The academy sought permission last year to relocate to Remuda Ranch. The Planning Commission recommended approving a special exception permit for the academy, but the Board of Supervisors voted twice by 4-2 to deny the permit.
Abundant Life Academy would have an initial enrollment of no more than 88 students, although that number could grow to 200, according to its application. It would offer typical high school activities for students, including team sports such as football, basketball, and soccer.
The academy would hire about 40 employees with annual salaries ranging from $21-110,000. It also submitted a list of about three dozen businesses in Bowling Green and Caroline that it expects to use as vendors.
It plans to make an investment of about $8 million worth of capital improvements to the property, which would generate additional real estate tax revenue to Caroline.
Abundant Life Academy is accredited by two organizations and would seek additional Virginia accreditations.
The academy also submitted an overview of its security plan indicating that it plans to install 140 surveillance cameras throughout the facility, indoors and outdoors.
It also submitted detailed information about how prospective students would be screened for admission.

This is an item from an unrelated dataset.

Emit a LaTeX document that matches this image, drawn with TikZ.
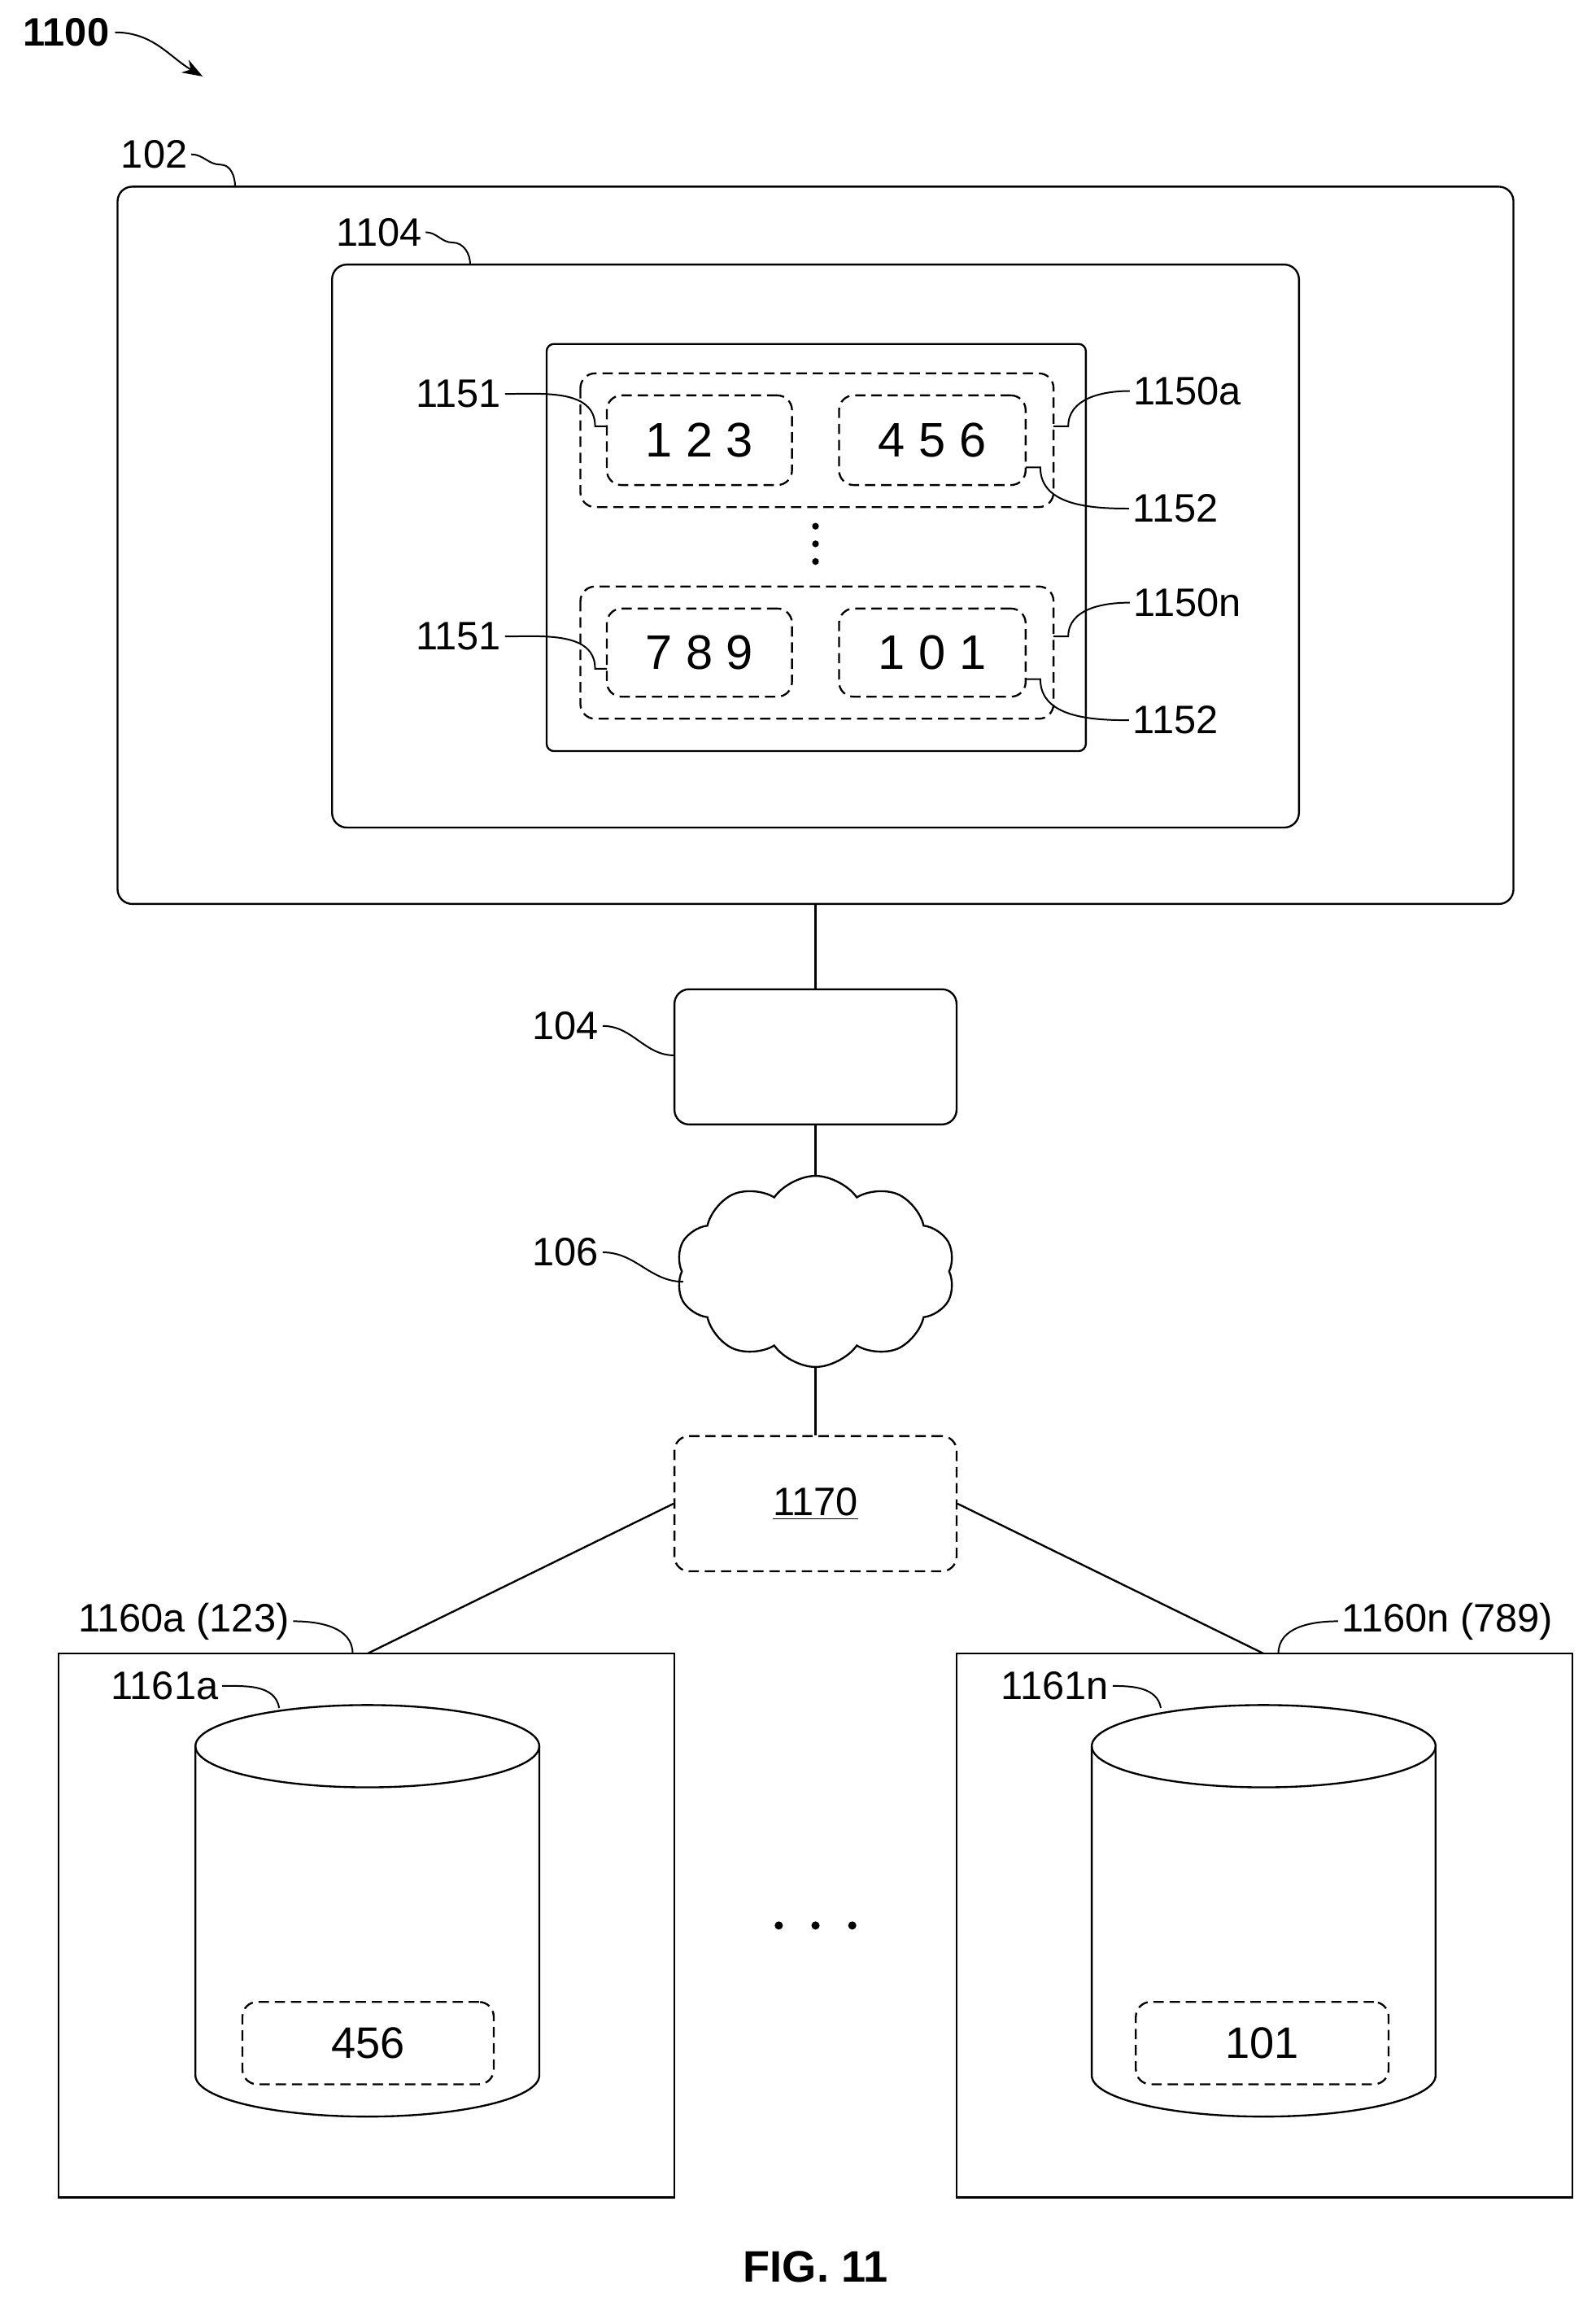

Caroline Sheriff Tony Lippa reviewed the application and approved it with a few conditions. The school’s security program should be in place before children arrive, and crimes should be reported to the sheriff’s office, he said. He also recommended that the county be reimbursed for costs associated with finding or retrieving children who run away more than once, similar to a policy for responding to false alarms.
Lippa wrote that he had “no problems” provided that students are admitted to the academy based on its screening guidelines.
When the academy pursued coming to Caroline last year, some nearby residents expressed fears and concerns about runaway children.